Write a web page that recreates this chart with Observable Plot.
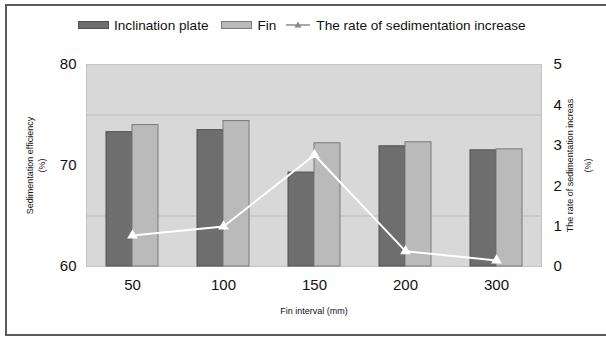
<!DOCTYPE html>
<html><head><meta charset="utf-8">
<script src="https://cdn.jsdelivr.net/npm/d3@7"></script>
<script src="https://cdn.jsdelivr.net/npm/@observablehq/plot@0.6"></script>
<style>
body{margin:0;background:#fff;font-family:"Liberation Sans",Arial,sans-serif;}
#wrap{position:relative;width:606px;height:337px;overflow:hidden;background:#fff;}
#frame{position:absolute;left:5px;top:4px;width:650px;height:328px;border:2px solid #5a5a5a;pointer-events:none;}
#legend{box-sizing:border-box;height:40px;padding-top:10px;padding-left:78px;display:flex;align-items:center;font-size:13.6px;color:#111;white-space:nowrap;}
#legend .item{display:flex;align-items:center;}
#legend .sw{display:inline-block;width:31px;height:8px;margin-right:5px;box-sizing:border-box;}
#legend svg{margin-right:6px;}
</style></head>
<body>
<div id="wrap">
  <div id="legend"></div>
  <div id="chart"></div>
  <div id="frame"></div>
</div>
<script>
const categories = ["50", "100", "150", "200", "300"];
const inclinationPlate = [73.3, 73.5, 69.3, 71.9, 71.5];
const fin = [74.0, 74.4, 72.2, 72.3, 71.6];
const rateIncrease = [0.77, 0.99, 2.76, 0.38, 0.15];
const leftTicks = [60, 70, 80];
const rightTicks = [0, 1, 2, 3, 4, 5];
const seriesNames = ["Inclination plate", "Fin", "The rate of sedimentation increase"];

const colInc = "#6e6e6e", colIncStroke = "#4f4f4f";
const colFin = "#bababa", colFinStroke = "#7a7a7a";

// legend
const lg = document.getElementById("legend");
lg.innerHTML =
  `<span class="item" style="margin-right:13px"><span class="sw" style="background:${colInc};border:1px solid ${colIncStroke}"></span>${seriesNames[0]}</span>` +
  `<span class="item" style="margin-right:10px"><span class="sw" style="background:${colFin};border:1px solid ${colFinStroke}"></span>${seriesNames[1]}</span>` +
  `<span class="item"><svg width="24" height="10"><line x1="0" y1="5" x2="24" y2="5" stroke="#8a8a8a" stroke-width="1.5"/><path d="M12,1.5 L15.5,7.5 L8.5,7.5 Z" fill="#8a8a8a"/></svg>${seriesNames[2]}</span>`;

const rows = categories.map((c, i) => ({cat: c, inc: inclinationPlate[i], fin: fin[i], rate: rateIncrease[i]}));
const toLeft = r => 60 + r * 4; // map right axis (0–5) onto left axis (60–80)

const chart = Plot.plot({
  width: 606,
  height: 297,
  marginLeft: 86,
  marginRight: 65,
  marginTop: 24,
  marginBottom: 71,
  style: {fontFamily: "'Liberation Sans', Arial, sans-serif", fontSize: "15px", color: "#111", background: "transparent"},
  x: {domain: categories, paddingInner: 0.43, paddingOuter: 0.215, axis: null},
  y: {domain: [60, 80], axis: null},
  marks: [
    Plot.frame({fill: "#d8d8d8", stroke: "#c4c4c4"}),
    Plot.ruleY([65, 75], {stroke: "#bcbcbc", strokeWidth: 1}),
    Plot.barY(rows, {x: "cat", y1: 60, y2: "inc", fill: colInc, stroke: colIncStroke, strokeWidth: 1, insetRight: 26}),
    Plot.barY(rows, {x: "cat", y1: 60, y2: "fin", fill: colFin, stroke: colFinStroke, strokeWidth: 1, insetLeft: 26}),
    Plot.line(rows, {x: "cat", y: d => toLeft(d.rate), stroke: "#ffffff", strokeWidth: 2}),
    Plot.dot(rows, {x: "cat", y: d => toLeft(d.rate), symbol: "triangle", r: 4, fill: "#ffffff", stroke: null}),
    Plot.axisY({ticks: leftTicks, tickSize: 0, tickPadding: 10, anchor: "left", label: null}),
    Plot.axisY({ticks: rightTicks.map(toLeft), tickFormat: d => (d - 60) / 4, tickSize: 0, tickPadding: 12, anchor: "right", label: null}),
    Plot.axisX({tickSize: 0, tickPadding: 13, label: null}),
    Plot.text(["Sedimentation efficiency"], {frameAnchor: "left", dx: -56, rotate: -90, fontSize: 9, textAnchor: "middle", lineAnchor: "middle"}),
    Plot.text(["(%)"], {frameAnchor: "left", dx: -44, rotate: -90, fontSize: 9, textAnchor: "middle", lineAnchor: "middle"}),
    Plot.text(["The rate of sedimentation increas"], {frameAnchor: "right", dx: 29, rotate: -90, fontSize: 9, textAnchor: "middle", lineAnchor: "middle"}),
    Plot.text(["(%)"], {frameAnchor: "right", dx: 47, rotate: -90, fontSize: 9, textAnchor: "middle", lineAnchor: "middle"}),
    Plot.text(["Fin interval (mm)"], {frameAnchor: "bottom", dy: 45, fontSize: 9, textAnchor: "middle", lineAnchor: "middle"})
  ]
});
document.getElementById("chart").appendChild(chart);
</script>
</body></html>
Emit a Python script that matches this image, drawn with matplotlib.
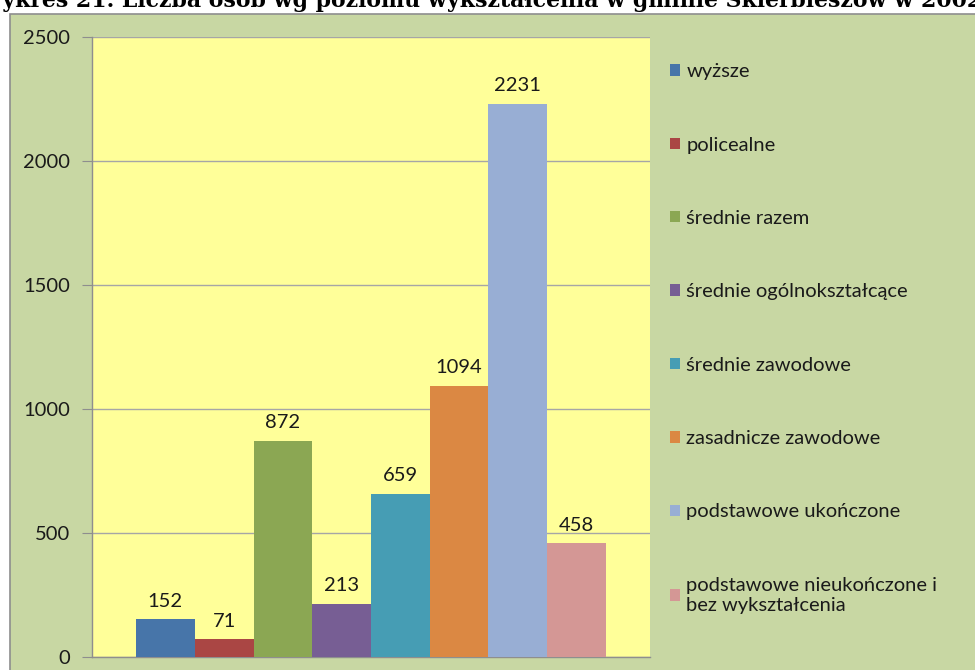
import matplotlib
matplotlib.use('Agg')
from matplotlib import pyplot as plt
from matplotlib.patches import Rectangle

# data
categories = ['wyższe', 'policealne', 'średnie razem', 'średnie ogólnokształcące',
              'średnie zawodowe', 'zasadnicze zawodowe', 'podstawowe ukończone',
              'podstawowe nieukończone i\nbez wykształcenia']
values = [152, 71, 872, 213, 659, 1094, 2231, 458]
colors = ['#4775A9', '#AA4644', '#8BA753', '#775E94', '#469DB4', '#DB8843', '#98AED4', '#D49795']
yticks = [0, 500, 1000, 1500, 2000, 2500]
title = 'Wykres 21. Liczba osób wg poziomu wykształcenia w gminie Skierbieszów w 2002 r.'

plt.rcParams['font.family'] = ['Lato', 'DejaVu Sans']

W, H = 975, 670
fig = plt.figure(figsize=(W / 100, H / 100), dpi=100)
fig.patch.set_facecolor('white')

# chart area (green) with grey frame
fig.patches.append(Rectangle((10 / W, -0.01), (W - 10) / W + 0.01, (H - 14) / H + 0.01,
                             transform=fig.transFigure, facecolor='#C8D7A3',
                             edgecolor='#8E8E8E', linewidth=1.2, zorder=-5))

fig.text(-22 / W, 1 - 7 / H, title, family='DejaVu Serif', fontweight='bold',
         fontsize=15.8, ha='left', va='baseline', color='black', zorder=-4)

ax = fig.add_axes([92 / W, 13 / H, (650 - 92) / W, (657 - 37) / H])
ax.set_facecolor('#FFFF99')

for i, (v, c, lab) in enumerate(zip(values, colors, categories)):
    ax.bar(i, v, width=1.0, color=c, label=lab, zorder=3)
    ax.annotate(str(v), (i, v), xytext=(0, 7), textcoords='offset points',
                ha='center', va='bottom', fontsize=14.5, color='#1a1a1a')

ax.set_xlim(-1.25, 8.25)
ax.set_ylim(0, 2500)
ax.set_yticks(yticks)
ax.set_xticks([])
ax.grid(axis='y', color='#A6A6A6', linewidth=1, zorder=1)
ax.tick_params(axis='y', length=7, color='#8E8E8E', pad=9, labelsize=14.5, labelcolor='#1a1a1a')
for s in ['top', 'right']:
    ax.spines[s].set_visible(False)
for s in ['left', 'bottom']:
    ax.spines[s].set_color('#8E8E8E')
    ax.spines[s].set_linewidth(1)

fig.legend(loc='upper left', bbox_to_anchor=(652 / W, 1 - 45 / H), frameon=False,
           fontsize=14.5, handlelength=0.5, handleheight=0.5, handletextpad=0.3,
           labelspacing=2.8, labelcolor='#1a1a1a')

fig.savefig('out.png', dpi=100, facecolor=fig.get_facecolor())
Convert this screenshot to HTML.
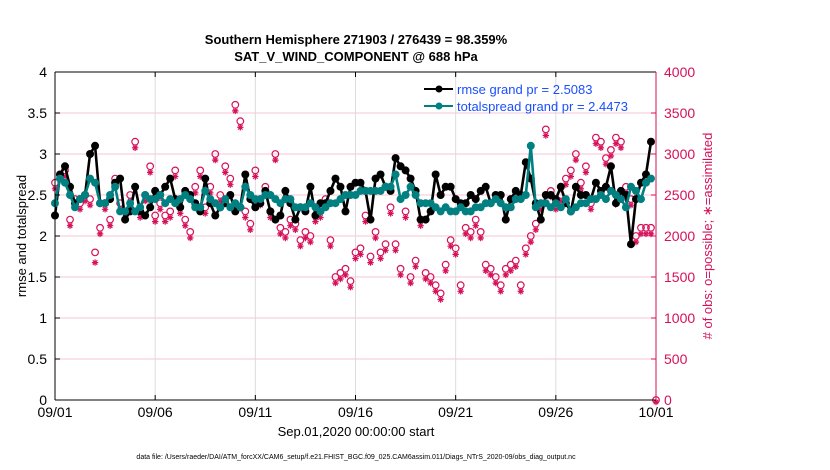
<!DOCTYPE html>
<html><head><meta charset="utf-8">
<style>
body{margin:0;background:#fff;}
svg{display:block;font-family:"Liberation Sans",Arial,sans-serif;}
</style></head>
<body>
<svg id="chart" width="830" height="470" viewBox="0 0 830 470">
  <g id="grid"></g>
  <g id="obs"></g>
  <g id="lines"></g>
  <g id="axes"></g>
  <text x="356" y="44" text-anchor="middle" font-size="13" font-weight="bold">Southern Hemisphere 271903 / 276439 = 98.359%</text>
  <text x="356" y="61" text-anchor="middle" font-size="13" font-weight="bold">SAT_V_WIND_COMPONENT @ 688 hPa</text>
  <text transform="translate(26,236) rotate(-90)" text-anchor="middle" font-size="13">rmse and totalspread</text>
  <text transform="translate(712,236) rotate(-90)" text-anchor="middle" font-size="13" fill="#d6115a"># of obs: o=possible; &#8727;=assimilated</text>
  <text x="356" y="436" text-anchor="middle" font-size="13">Sep.01,2020 00:00:00 start</text>
  <text x="356" y="459" text-anchor="middle" font-size="7">data file: /Users/raeder/DAI/ATM_forcXX/CAM6_setup/f.e21.FHIST_BGC.f09_025.CAM6assim.011/Diags_NTrS_2020-09/obs_diag_output.nc</text>
  <g>
    <line x1="424" y1="89" x2="453" y2="89" stroke="#000" stroke-width="2"/>
    <circle cx="439" cy="89" r="3.5" fill="#000"/>
    <text x="457" y="94" font-size="13" fill="#1a4fff">rmse grand pr = 2.5083</text>
    <line x1="424" y1="106" x2="453" y2="106" stroke="#008080" stroke-width="2"/>
    <circle cx="439" cy="106" r="3.5" fill="#008080"/>
    <text x="457" y="111" font-size="13" fill="#1a4fff">totalspread grand pr = 2.4473</text>
  </g>
</svg>
<script>
const xTickLabels = ["09/01","09/06","09/11","09/16","09/21","09/26","10/01"];
const xTickDays = [0,5,10,15,20,25,30];
const yTicks = [0,0.5,1,1.5,2,2.5,3,3.5,4];
const y2Ticks = [0,500,1000,1500,2000,2500,3000,3500,4000];
const rmse = [2.25,2.75,2.85,2.6, 2.4,2.45,2.5,3.0, 3.1,2.4,2.4,2.45, 2.65,2.7,2.2,2.3,
 2.6,2.3,2.25,2.35, 2.55,2.5,2.6,2.7, 2.45,2.35,2.55,2.5, 2.4,2.3,2.7,2.4,
 2.25,2.35,2.4,2.5, 2.3,2.35,2.75,2.45, 2.35,2.4,2.55,2.3, 2.2,2.25,2.55,2.4,
 2.2,2.35,2.3,2.6, 2.25,2.4,2.4,2.55, 2.7,2.6,2.3,2.6, 2.65,2.65,2.55,2.2,
 2.7,2.75,2.6,2.55, 2.95,2.85,2.8,2.7, 2.55,2.2,2.2,2.3, 2.75,2.5,2.6,2.6,
 2.45,2.4,2.4,2.5, 2.45,2.55,2.6,2.4, 2.5,2.5,2.2,2.45, 2.55,2.5,2.9,2.7,
 2.4,2.2,2.5,2.5, 2.45,2.6,2.4,2.3, 2.6,2.5,2.5,2.45, 2.65,2.55,2.6,2.85,
 2.4,2.55,2.5,1.9, 2.45,2.65,2.75,3.15];
const spread = [2.4,2.7,2.65,2.5, 2.35,2.45,2.5,2.7, 2.65,2.4,2.4,2.5, 2.6,2.3,2.3,2.4,
 2.3,2.35,2.5,2.45, 2.45,2.5,2.4,2.45, 2.4,2.45,2.5,2.45, 2.35,2.35,2.55,2.45,
 2.4,2.35,2.45,2.35, 2.4,2.35,2.6,2.5, 2.45,2.45,2.5,2.5, 2.45,2.4,2.45,2.45,
 2.35,2.35,2.35,2.4, 2.35,2.3,2.35,2.4, 2.4,2.45,2.5,2.5, 2.5,2.55,2.55,2.55,
 2.55,2.55,2.6,2.6, 2.75,2.45,2.5,2.6, 2.5,2.4,2.4,2.4, 2.35,2.3,2.35,2.3,
 2.3,2.35,2.3,2.3, 2.35,2.35,2.4,2.4, 2.45,2.4,2.35,2.35, 2.45,2.45,2.5,3.1,
 2.35,2.4,2.4,2.35, 2.4,2.35,2.45,2.3, 2.35,2.4,2.4,2.45, 2.45,2.5,2.45,2.55,
 2.5,2.45,2.35,2.6, 2.55,2.45,2.65,2.7];
const obsPossible = [2650,2750,2800,2200, 2450,2400,2500,2450, 1800,2100,2400,2200, 2700,2400,2300,2500,
 3150,2300,2500,2850, 2250,2400,2250,2300, 2800,2350,2200,2050, 2600,2800,2350,2600,
 3000,2500,2850,2700, 3600,3400,2300,2150, 2800,2450,2600,2300, 3000,2100,2050,2200,
 2150,1950,2050,2000, 2250,2300,2450,1950, 1500,1550,1600,1450, 1800,1850,2250,1750,
 2050,1800,1900,2350, 1900,1600,2300,1500, 1700,2200,1550,1500, 1400,1300,1650,1950,
 1850,1400,2100,2050, 2200,2050,1650,1600, 1500,1400,1600,1650, 1700,1400,1850,2000,
 2150,2400,3300,2550, 2400,2500,2700,2800, 3000,2650,2850,2400, 3200,3150,2950,3050,
 3200,3150,2600,2450, 2000,2100,2100,2100, 0];
const obsAssim = [2600,2700,2750,2150, 2400,2350,2450,2400, 1700,2050,2350,2150, 2650,2350,2250,2450,
 3100,2250,2450,2800, 2200,2350,2200,2250, 2750,2300,2150,2000, 2550,2750,2300,2550,
 2950,2450,2800,2650, 3550,3350,2250,2100, 2750,2400,2550,2250, 2950,2050,2000,2150,
 2100,1900,2000,1950, 2200,2250,2400,1900, 1450,1500,1550,1400, 1750,1800,2200,1700,
 2000,1750,1850,2300, 1850,1550,2250,1450, 1650,2150,1500,1450, 1350,1250,1600,1900,
 1800,1350,2050,2000, 2150,2000,1600,1550, 1450,1350,1550,1600, 1650,1350,1800,1950,
 2100,2350,3250,2500, 2350,2450,2650,2750, 2950,2600,2800,2350, 3150,3100,2900,3000,
 3150,3100,2550,2400, 1950,2050,2050,2050, 0];

const NS="http://www.w3.org/2000/svg";
const L=55,R=656,T=72,B=400;
const xDay=d=>L+(R-L)*d/30;
const yV=v=>B-(B-T)*v/4;
const y2V=v=>B-(B-T)*v/4000;
function mk(tag,attrs,parent){const e=document.createElementNS(NS,tag);for(const k in attrs)e.setAttribute(k,attrs[k]);parent.appendChild(e);return e;}
const grid=document.getElementById('grid'),axes=document.getElementById('axes'),obs=document.getElementById('obs'),lines=document.getElementById('lines');

yTicks.forEach((v,i)=>{
  if(i>0&&i<yTicks.length-1){const g=mk('line',{x1:L,x2:R,y1:yV(v),y2:yV(v),stroke:'#f3c6d6','stroke-width':1},grid);
  
  }
  const t=mk('line',{x1:L,x2:L+5,y1:yV(v),y2:yV(v),stroke:'#000'},axes);
  
  
  const lb=mk('text',{x:L-8,y:yV(v)+5,'text-anchor':'end','font-size':14},axes);lb.textContent=v;
  
  
});
y2Ticks.forEach(v=>{
  const t=mk('line',{x1:R-5,x2:R,y1:y2V(v),y2:y2V(v),stroke:'#d6115a'},axes);
  
  
  const lb=mk('text',{x:R+8,y:y2V(v)+5,'font-size':14,fill:'#d6115a'},axes);lb.textContent=v;
  
  
});
xTickDays.forEach((d,i)=>{
  if(i>0&&i<xTickDays.length-1){const g=mk('line',{x1:xDay(d),x2:xDay(d),y1:T,y2:B,stroke:'#dcdcdc','stroke-width':1},grid);
  
  }
  mk('line',{x1:xDay(d),x2:xDay(d),y1:B,y2:B-5,stroke:'#000'},axes);
  mk('line',{x1:xDay(d),x2:xDay(d),y1:T,y2:T+5,stroke:'#000'},axes);
  const lb=mk('text',{x:xDay(d),y:B+17,'text-anchor':'middle','font-size':14},axes);lb.textContent=xTickLabels[i];
  
  
});
mk('line',{x1:L,x2:R,y1:T,y2:T,stroke:'#000'},axes);
mk('line',{x1:L,x2:R,y1:B,y2:B,stroke:'#000'},axes);
mk('line',{x1:L,x2:L,y1:T,y2:B,stroke:'#000'},axes);
mk('line',{x1:R,x2:R,y1:T,y2:B,stroke:'#d6115a'},axes);

obsPossible.forEach((v,i)=>{
  const c=mk('circle',{cx:xDay(i/4),cy:y2V(v),r:3.3,fill:'none',stroke:'#d6115a','stroke-width':1.2},obs);
  
  
});
obsAssim.forEach((v,i)=>{
  const cx=xDay(i/4),cy=y2V(v)+2,r=3.2;
  const d=`M${cx-r},${cy}H${cx+r}M${cx},${cy-r}V${cy+r}M${cx-r*0.7},${cy-r*0.7}L${cx+r*0.7},${cy+r*0.7}M${cx-r*0.7},${cy+r*0.7}L${cx+r*0.7},${cy-r*0.7}`;
  const s=mk('path',{d:d,stroke:'#d6115a','stroke-width':1.2,fill:'none'},obs);
  
  
});

function series(arr,color,name){
  const pts=arr.map((v,i)=>xDay(i/4)+','+yV(v)).join(' ');
  const pl=mk('polyline',{points:pts,fill:'none',stroke:color,'stroke-width':2.6},lines);
  
  
  arr.forEach((v,i)=>{
    const c=mk('circle',{cx:xDay(i/4),cy:yV(v),r:4,fill:color},lines);
    
    
  });
}
series(rmse,'#000','rmse');
series(spread,'#008080','totalspread');
</script>
</body></html>
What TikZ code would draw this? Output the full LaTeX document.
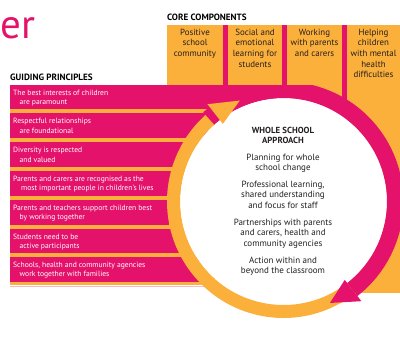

** What to produce **
From the listing above, pick out every line containing "that".

** Task solution **
Write a web page that recreates this chart with Observable Plot.
Emit a Python script that matches this image, drawn with matplotlib.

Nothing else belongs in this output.